● What is needed
Nothing after the line with "var y = d3.scaleLinear().domain([-2.5, 3]).range([290, 89.25]);" belongs in the copy; extract the lines below from the top through that line, pictures left out.

● Information provided
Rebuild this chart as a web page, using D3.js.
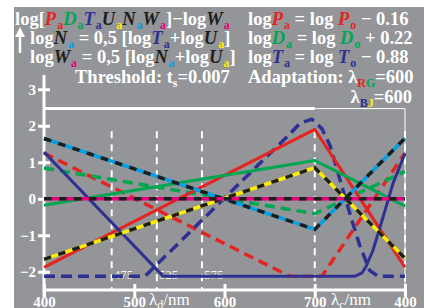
<!DOCTYPE html>
<html>
<head>
<meta charset="utf-8">
<script src="https://cdn.jsdelivr.net/npm/d3@7"></script>
<style>
  body { margin: 0; background: #fff; }
  text { font-family: "Liberation Serif", "Times New Roman", serif; }
</style>
</head>
<body>
<svg id="chart" width="424" height="308"></svg>
<script>
// x is in "axis nm": 400..700 = lambda_d, 700..800 = lambda_c 700..400
var xTicks = [400, 500, 600, 700, 800];
var xTickLabels = ["400", "500", "600", "700", "400"];
var markTicks = [475, 525, 575];
var yTicks = [-2, -1, 0, 1, 2, 3];
var yTickLabels = ["\u22122", "\u22121", "0", "1", "2", "3"];

var redSolid = [[400, -1.88], [700, 1.90], [800, -1.88]];
var greenSolid = [[400, -0.18], [700, 1.05], [800, -0.20]];
var blueSolid = [[400, 1.28], [532, -2.12], [744.5, -2.12], [752, -2.04], [757, -1.85],
  [764.5, -1.41], [775.6, -0.51], [786.7, 0.42], [800, 1.24]];
var redDashed = [[400, 1.25], [672, -2.12], [708, -2.12], [800, 1.25]];
var greenDashed = [[400, 0.84], [700, -0.41], [800, 0.75]];
var blueDashed = [[400, -2.12], [512, -2.12], [611.6, 0.30], [672.6, 1.78], [683.7, 2.07],
  [697, 2.18], [708, 1.92], [717, 1.45], [741, -0.58], [750, -1.29], [761, -1.97],
  [770, -2.12], [800, -2.12]];
var yellowBlack = [[400, -1.66], [700, 0.85], [800, -1.63]];
var cyanBlack = [[400, 1.65], [700, -0.84], [800, 1.66]];
var magentaBlack = [[400, 0], [700, 0], [800, 0]];

var col = {
  grey: "#939598", red: "#e52421", green: "#00a650", blue: "#2e3192",
  cyan: "#00a0e3", yellow: "#ffed00", magenta: "#e6007e", black: "#1d1d1b"
};

var svg = d3.select("#chart");
svg.append("rect").attr("x", 14).attr("y", 7).attr("width", 410).attr("height", 301).attr("fill", col.grey);

var x = d3.scaleLinear().domain([400, 800]).range([44, 405]);
var y = d3.scaleLinear().domain([-2.5, 3]).range([290, 89.25]);

// frame lines
svg.append("line").attr("x1", x(400)).attr("x2", x(700)).attr("y1", y(2.47)).attr("y2", y(2.47))
  .attr("stroke", "#fff").attr("stroke-width", 3);
svg.append("line").attr("x1", x(700)).attr("x2", x(800)).attr("y1", y(2.47)).attr("y2", y(2.47))
  .attr("stroke", "#fff").attr("stroke-width", 1);
svg.append("line").attr("x1", x(800)).attr("x2", x(800)).attr("y1", y(2.47)).attr("y2", y(-2.5))
  .attr("stroke", "#fff").attr("stroke-width", 1);

// dashed verticals
markTicks.concat([700, 800]).forEach(function(v) {
  svg.append("line").attr("x1", x(v)).attr("x2", x(v)).attr("y1", y(1.85)).attr("y2", y(-2.5))
    .attr("stroke", "#fff").attr("stroke-width", 2).attr("stroke-dasharray", "7,6");
});
markTicks.forEach(function(v) {
  svg.append("text").attr("x", x(v) + 2).attr("y", 279).attr("fill", "#f2f2f2")
    .attr("font-size", 13).text(v);
});

// axes
svg.append("line").attr("x1", 44).attr("x2", 44).attr("y1", 75).attr("y2", 297)
  .attr("stroke", "#fff").attr("stroke-width", 3);
svg.append("line").attr("x1", 44).attr("x2", 406).attr("y1", 290).attr("y2", 290)
  .attr("stroke", "#fff").attr("stroke-width", 3);

var gy = svg.append("g").attr("transform", "translate(44,0)")
  .call(d3.axisLeft(y).tickValues(yTicks).tickSize(6).tickFormat(function(d, i) { return yTickLabels[i]; }));
gy.select(".domain").remove();
gy.selectAll("line").attr("x1", 6).attr("stroke", "#fff").attr("stroke-width", 3);
gy.selectAll("text").attr("x", -8).attr("fill", "#fff").attr("font-size", 15)
  .attr("font-weight", "bold").attr("font-family", "Liberation Serif");

var gx = svg.append("g").attr("transform", "translate(0,290)")
  .call(d3.axisBottom(x).tickValues(xTicks).tickSize(7).tickFormat(function(d, i) { return xTickLabels[i]; }));
gx.select(".domain").remove();
gx.selectAll("line").attr("y1", -6).attr("stroke", "#fff").attr("stroke-width", 3);
gx.selectAll("text").attr("y", 17).attr("dy", 0).attr("fill", "#fff").attr("font-size", 15)
  .attr("font-weight", "bold").attr("font-family", "Liberation Serif");

function axisName(xp, sub) {
  var t = svg.append("text").attr("x", xp).attr("y", 305).attr("fill", "#fff").attr("font-size", 17);
  t.append("tspan").text("\u03bb");
  t.append("tspan").attr("dy", 4).attr("font-size", 12).text(sub);
  t.append("tspan").attr("dy", -4).text("/nm");
}
axisName(149, "d");
axisName(331, "c");

// data lines
var line = d3.line().x(function(d) { return x(d[0]); }).y(function(d) { return y(d[1]); });

function draw(data, color, width, dash) {
  svg.append("path").datum(data).attr("fill", "none").attr("stroke", color)
    .attr("stroke-width", width).attr("stroke-linejoin", "round")
    .attr("stroke-dasharray", dash || null).attr("d", line);
}

draw(redDashed, col.red, 3.5, "10,6");
draw(greenDashed, col.green, 3.5, "10,6");
draw(blueDashed, col.blue, 3.5, "11,6");
draw(redSolid, col.red, 3);
draw(greenSolid, col.green, 3);
draw(blueSolid, col.blue, 3);
[[yellowBlack, col.yellow], [cyanBlack, col.cyan], [magentaBlack, col.magenta]].forEach(function(p) {
  draw(p[0], p[1], 3.5);
  draw(p[0], col.black, 3.5, "7.5,7.5");
});

// header text
var textLines = [
  {x: 15, y: 25, parts: [["log[", "#fff"], ["P", col.red, "i"], ["a", col.red, "s"], ["D", col.green, "i"], ["a", col.green, "s"],
    ["T", col.blue, "i"], ["a", col.blue, "s"], ["U", col.black, "i"], ["a", col.yellow, "s"], ["N", col.black, "i"], ["a", col.cyan, "s"],
    ["W", col.black, "i"], ["a", col.magenta, "s"], ["]\u2212log", "#fff"], ["W", col.black, "i"], ["a", col.magenta, "s"]]},
  {x: 30, y: 44, parts: [["log", "#fff"], ["N", col.black, "i"], ["a", col.cyan, "s"], [" = 0,5 [log", "#fff"], ["T", col.blue, "i"], ["a", col.blue, "s"],
    ["+log", "#fff"], ["U", col.black, "i"], ["a", col.yellow, "s"], ["]", "#fff"]]},
  {x: 30, y: 63, parts: [["log", "#fff"], ["W", col.black, "i"], ["a", col.magenta, "s"], [" = 0,5 [log", "#fff"], ["N", col.black, "i"], ["a", col.cyan, "s"],
    ["+log", "#fff"], ["U", col.black, "i"], ["a", col.yellow, "s"], ["]", "#fff"]]},
  {x: 75, y: 83, parts: [["Threshold: t", "#fff"], ["s", "#fff", "s"], ["=0.007", "#fff"]]},
  {x: 248, y: 25, parts: [["log", "#fff"], ["P", col.red, "i"], ["a", col.red, "s"], [" = log ", "#fff"], ["P", col.red, "i"], ["o", col.red, "s"], [" \u2212 0.16", "#fff"]]},
  {x: 248, y: 44, parts: [["log", "#fff"], ["D", col.green, "i"], ["a", col.green, "s"], [" = log ", "#fff"], ["D", col.green, "i"], ["o", col.green, "s"], [" + 0.22", "#fff"]]},
  {x: 248, y: 63, parts: [["log", "#fff"], ["T", col.blue, "i"], ["a", col.blue, "s"], [" = log ", "#fff"], ["T", col.blue, "i"], ["o", col.blue, "s"], [" \u2212 0.88", "#fff"]]},
  {x: 248, y: 83, parts: [["Adaptation: \u03bb", "#fff"], ["R", col.red, "s"], ["G", col.green, "s2"], ["=600", "#fff"]]},
  {x: 412, y: 103, anchor: "end", parts: [["\u03bb", "#fff"], ["B", col.blue, "s"], ["J", col.yellow, "s2"], ["=600", "#fff"]]}
];

textLines.forEach(function(l) {
  var t = svg.append("text").attr("x", l.x).attr("y", l.y).attr("font-size", 18.5)
    .attr("font-weight", "bold").attr("text-anchor", l.anchor || "start").style("white-space", "pre");
  var down = false, prevItalic = false;
  l.parts.forEach(function(p) {
    var s = t.append("tspan").attr("fill", p[1]).text(p[0]);
    if (p[2] === "i") s.attr("font-style", "italic");
    if (p[2] === "s" || p[2] === "s2") {
      s.attr("font-size", 12);
      if (prevItalic) s.attr("dx", 1);
      if (!down) { s.attr("dy", 4); down = true; }
    } else if (down) { s.attr("dy", -4); down = false; }
    prevItalic = p[2] === "i";
  });
});

// up arrow
svg.append("line").attr("x1", 20).attr("x2", 20).attr("y1", 33).attr("y2", 53).attr("stroke", "#fff").attr("stroke-width", 2.5);
svg.append("path").attr("d", d3.line()([[15, 37], [20, 27], [25, 37]])).attr("fill", "#fff");
</script>
</body>
</html>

● Reply
Rebuild this chart as a web page, using D3.js.
<!DOCTYPE html>
<html>
<head>
<meta charset="utf-8">
<script src="https://cdn.jsdelivr.net/npm/d3@7"></script>
<style>
  body { margin: 0; background: #fff; }
  text { font-family: "Liberation Serif", "Times New Roman", serif; }
</style>
</head>
<body>
<svg id="chart" width="424" height="308"></svg>
<script>
// x is in "axis nm": 400..700 = lambda_d, 700..800 = lambda_c 700..400
var xTicks = [400, 500, 600, 700, 800];
var xTickLabels = ["400", "500", "600", "700", "400"];
var markTicks = [475, 525, 575];
var yTicks = [-2, -1, 0, 1, 2, 3];
var yTickLabels = ["\u22122", "\u22121", "0", "1", "2", "3"];

var redSolid = [[400, -1.88], [700, 1.90], [800, -1.88]];
var greenSolid = [[400, -0.18], [700, 1.05], [800, -0.20]];
var blueSolid = [[400, 1.28], [532, -2.12], [744.5, -2.12], [752, -2.04], [757, -1.85],
  [764.5, -1.41], [775.6, -0.51], [786.7, 0.42], [800, 1.24]];
var redDashed = [[400, 1.25], [672, -2.12], [708, -2.12], [800, 1.25]];
var greenDashed = [[400, 0.84], [700, -0.41], [800, 0.75]];
var blueDashed = [[400, -2.12], [512, -2.12], [611.6, 0.30], [672.6, 1.78], [683.7, 2.07],
  [697, 2.18], [708, 1.92], [717, 1.45], [741, -0.58], [750, -1.29], [761, -1.97],
  [770, -2.12], [800, -2.12]];
var yellowBlack = [[400, -1.66], [700, 0.85], [800, -1.63]];
var cyanBlack = [[400, 1.65], [700, -0.84], [800, 1.66]];
var magentaBlack = [[400, 0], [700, 0], [800, 0]];

var col = {
  grey: "#939598", red: "#e52421", green: "#00a650", blue: "#2e3192",
  cyan: "#00a0e3", yellow: "#ffed00", magenta: "#e6007e", black: "#1d1d1b"
};

var svg = d3.select("#chart");
svg.append("rect").attr("x", 14).attr("y", 7).attr("width", 410).attr("height", 301).attr("fill", col.grey);

var x = d3.scaleLinear().domain([400, 800]).range([44, 405]);
var y = d3.scaleLinear().domain([-2.5, 3]).range([290, 89.25]);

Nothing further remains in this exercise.